The movie even parodies the now-familiar down-beat ending of anti-establishment establishment movies like Hickey & Boggs, with the resurrection of an apparently dead character, which underscores just how nonsensical the precedings were. Al Hickey said it best: “It doesn’t mean anything, Frank,” but he said it about the wrong movie. Hickey & Boggs is very much about the death of American trust. Freebie and the Bean is a celebration of that death. And to that end, it succeeds beautifully and at the top of its chaotic lungs.

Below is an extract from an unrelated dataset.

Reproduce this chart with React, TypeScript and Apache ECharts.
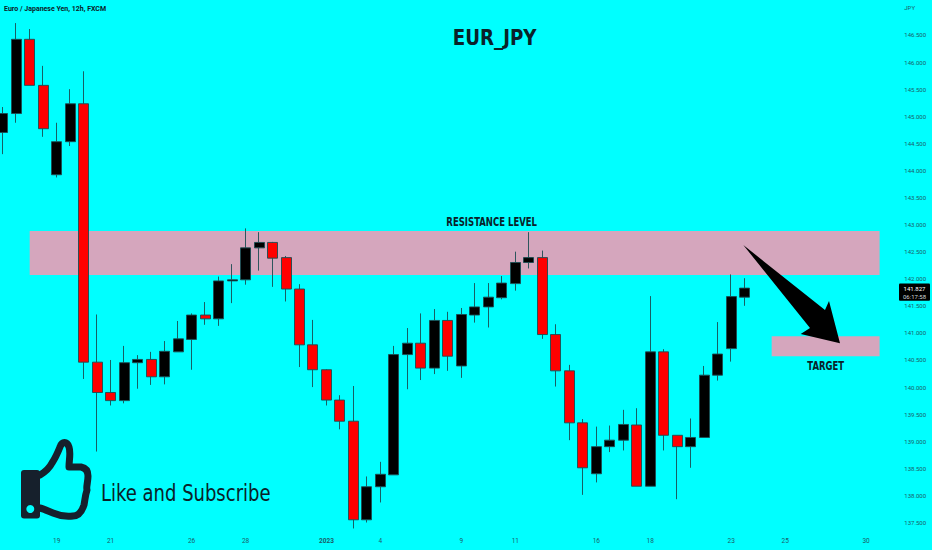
import React, { useEffect, useRef } from "react";
import * as echarts from "echarts";

const opens = [144.7,145.05,146.42,145.57,143.92,144.53,145.23,140.46,139.9,139.75,140.45,140.51,140.19,140.65,140.88,141.33,141.26,141.96,141.98,142.57,142.67,142.39,141.81,140.78,140.32,139.76,139.37,137.55,138.16,138.38,140.6,140.81,140.35,141.23,140.39,141.33,141.48,141.65,141.91,142.3,142.39,140.97,140.3,139.34,138.4,138.9,139.02,139.3,138.17,140.65,139.11,138.9,139.07,140.22,140.71,141.66];
const closes = [145.05,146.42,145.57,144.77,144.53,145.23,140.46,139.9,139.75,140.45,140.51,140.19,140.66,140.89,141.33,141.26,141.96,141.98,142.57,142.67,142.38,141.81,140.78,140.32,139.76,139.37,137.55,138.16,138.39,140.6,140.81,140.35,141.23,140.57,141.34,141.48,141.66,141.92,142.3,142.39,140.97,140.3,139.34,138.51,138.9,139.02,139.31,138.17,140.65,139.11,138.9,139.07,140.22,140.61,141.67,141.827];
const lows = [144.3,144.88,145.57,144.62,143.87,144.45,140.15,138.81,139.66,139.7,139.97,140.04,140.05,140.65,140.32,141.15,141.13,141.55,141.89,142.15,141.85,141.58,140.37,140.0,139.66,139.22,137.39,137.5,137.87,138.38,139.96,140.13,140.24,140.3,140.17,141.19,141.1,141.62,141.78,142.19,140.89,140.01,139.02,138.01,138.24,138.8,138.83,138.17,138.17,138.83,137.93,138.51,139.07,140.12,140.47,141.5];
const highs = [145.17,146.72,146.61,145.93,144.88,145.5,145.83,141.34,140.5,140.76,140.59,140.65,140.85,141.22,141.36,141.57,142.04,142.27,142.93,142.86,142.68,142.42,141.9,141.24,140.33,139.85,140.02,138.35,138.62,140.76,141.09,141.36,141.44,141.39,141.46,141.92,141.92,142.05,142.5,142.86,142.52,141.16,140.41,139.41,139.27,139.29,139.58,139.61,141.68,140.7,139.11,139.42,140.39,141.2,142.08,142.01];
const dateLabels = ["","","","","19","","","","21","","","","","","26","","","","28","","","","","","2023","","","","4","","","","","","9","","","","11","","","","","","16","","","","18","","","","","","23","","","","25","","","","","","30",""];
const resistanceZone = [142.88, 142.07];
const targetZone = [140.94, 140.57];
const zoneStart = { resistance: 2, target: 57 };
const zoneEnd = 65;
const lastPrice = "141.827";
const countdown = "06:17:58";

const thumbPath = "M40 475 C45 472 49 469 52 463 C56 457 58 452 60 447 C62 441 67 441 69 447 C71 453 69 460 69 467 L81 467 C86 468 88 471 88 476 C88 482 86 487 87 490 C85 496 85 500 84 505 C82 511 79 516 73 516 C66 517 60 516 53 513 C48 511 44 509 40 508";

const DARK = "#0a2229";
const AXIS_TEXT = "#1c5c68";
const FONT = "'DejaVu Sans', sans-serif";

export default function App() {
  const ref = useRef<HTMLDivElement>(null);
  useEffect(() => {
    document.body.style.margin = "0";
    document.body.style.overflow = "hidden";
    echarts.graphic.registerShape("thumbLine", echarts.graphic.extendPath(thumbPath, {}));
    const chart = echarts.init(ref.current!, null, { renderer: "svg" });
    chart.setOption({
      animation: false,
      backgroundColor: "#00ffff",
      grid: { left: 2.7, right: 52.4, top: 7.9, bottom: 27.5, containLabel: false },
      xAxis: {
        type: "category",
        data: dateLabels,
        boundaryGap: false,
        axisLine: { show: false },
        axisTick: { show: false },
        splitLine: { show: false },
        axisLabel: {
          interval: (_i: number, v: string) => v !== "",
          formatter: (v: string) => (v === "2023" ? "{b|2023}" : v),
          color: AXIS_TEXT,
          fontSize: 6.5,
          fontFamily: "Roboto",
          margin: 15,
          rich: { b: { fontWeight: "bold", color: AXIS_TEXT, fontSize: 6.5, fontFamily: "Roboto" } },
        },
      },
      yAxis: {
        type: "value",
        position: "right",
        min: 137.5,
        max: 147,
        interval: 0.5,
        scale: true,
        axisLine: { show: false },
        axisTick: { show: false },
        splitLine: { show: false },
        axisLabel: {
          align: "left",
          margin: 24.7,
          color: AXIS_TEXT,
          fontSize: 6,
          fontFamily: "Roboto",
          formatter: (v: number) => (v === 147 ? "JPY" : v.toFixed(3)),
        },
      },
      series: [
        {
          type: "candlestick",
          clip: false,
          barWidth: 10.5,
          data: opens.map((o, i) => [o, closes[i], lows[i], highs[i]]),
          itemStyle: {
            color: "#000000",
            color0: "#ff0000",
            borderColor: "#1a4d52",
            borderColor0: "#1a4d52",
            borderWidth: 0.9,
          },
          markArea: {
            silent: true,
            label: { show: false },
            itemStyle: { color: "#d5a6bd", opacity: 1 },
            data: [
              [{ xAxis: zoneStart.resistance, yAxis: resistanceZone[0] }, { xAxis: zoneEnd, yAxis: resistanceZone[1] }],
              [{ xAxis: zoneStart.target, yAxis: targetZone[0] }, { xAxis: zoneEnd, yAxis: targetZone[1] }],
            ],
          },
        },
      ],
      graphic: [
        { type: "text", z: 100, x: 4, y: 5, silent: true, style: { text: "Euro / Japanese Yen, 12h, FXCM", fill: DARK, font: "bold 7px Roboto" } },
        { type: "text", z: 100, x: 494.7, y: 38.3, scaleX: 0.89, silent: true, style: { text: "EUR_JPY", fill: DARK, font: `bold 20.5px ${FONT}`, align: "center", verticalAlign: "middle" } },
        { type: "text", z: 100, x: 491.7, y: 221.7, scaleX: 0.74, silent: true, style: { text: "RESISTANCE LEVEL", fill: DARK, font: `bold 11.5px ${FONT}`, align: "center", verticalAlign: "middle" } },
        { type: "text", z: 100, x: 825.7, y: 366, scaleX: 0.74, silent: true, style: { text: "TARGET", fill: DARK, font: `bold 11.5px ${FONT}`, align: "center", verticalAlign: "middle" } },
        { type: "text", z: 100, x: 101, y: 493, scaleX: 0.8, silent: true, style: { text: "Like and Subscribe", fill: DARK, font: `22.5px ${FONT}`, verticalAlign: "middle" } },
        {
          type: "polygon",
          z: 100,
          silent: true,
          shape: { points: [[743.3, 245], [825, 310], [829, 301], [840, 343.3], [800.7, 334], [810, 328]] },
          style: { fill: "#000000" },
        },
        { type: "thumbLine", z: 100, silent: true, style: { fill: "none", stroke: "#16202c", lineWidth: 7, lineJoin: "round", lineCap: "round" } },
        { type: "rect", z: 100, silent: true, shape: { x: 21, y: 470, width: 19, height: 48.5, r: 3 }, style: { fill: "#16202c" } },
        { type: "circle", z: 101, silent: true, shape: { cx: 30.3, cy: 509, r: 4 }, style: { fill: "#00ffff" } },
        { type: "rect", z: 100, silent: true, shape: { x: 899, y: 283.5, width: 31, height: 17.2, r: 1 }, style: { fill: "#000000" } },
        { type: "text", z: 101, x: 914.5, y: 288, silent: true, style: { text: lastPrice, fill: "#ffffff", font: "6px Roboto", align: "center", verticalAlign: "middle" } },
        { type: "text", z: 101, x: 914.5, y: 296, silent: true, style: { text: countdown, fill: "#cfd8d8", font: "6px Roboto", align: "center", verticalAlign: "middle" } },
      ],
    });
    return () => chart.dispose();
  }, []);
  return <div ref={ref} style={{ width: 932, height: 550, display: "block" }} />;
}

In the following years, ‘70s audiences watched as familiar genres morphed and reflected the times they were in. Dramas got heavier as more taboos were addressed, comedies became cruder and the popular genres were re-imagined to be relevant (2001: A Space Odyssey) or brightly-polished and much-needed escapism (Star Wars) (or both, ala Silent Running). During that era, very little was left unexplored, for better or worse. Movies today would not be what they were without the disillusioned of that period and you can take that for what it’s worth. Even the cynical among us may actually prefer Freebie and the Bean (which is actually easier to find on DVD thanks to TCM) to Hickey & Boggs because the former is easier to mock while the latter’s truth may still be a little too bitter to taste.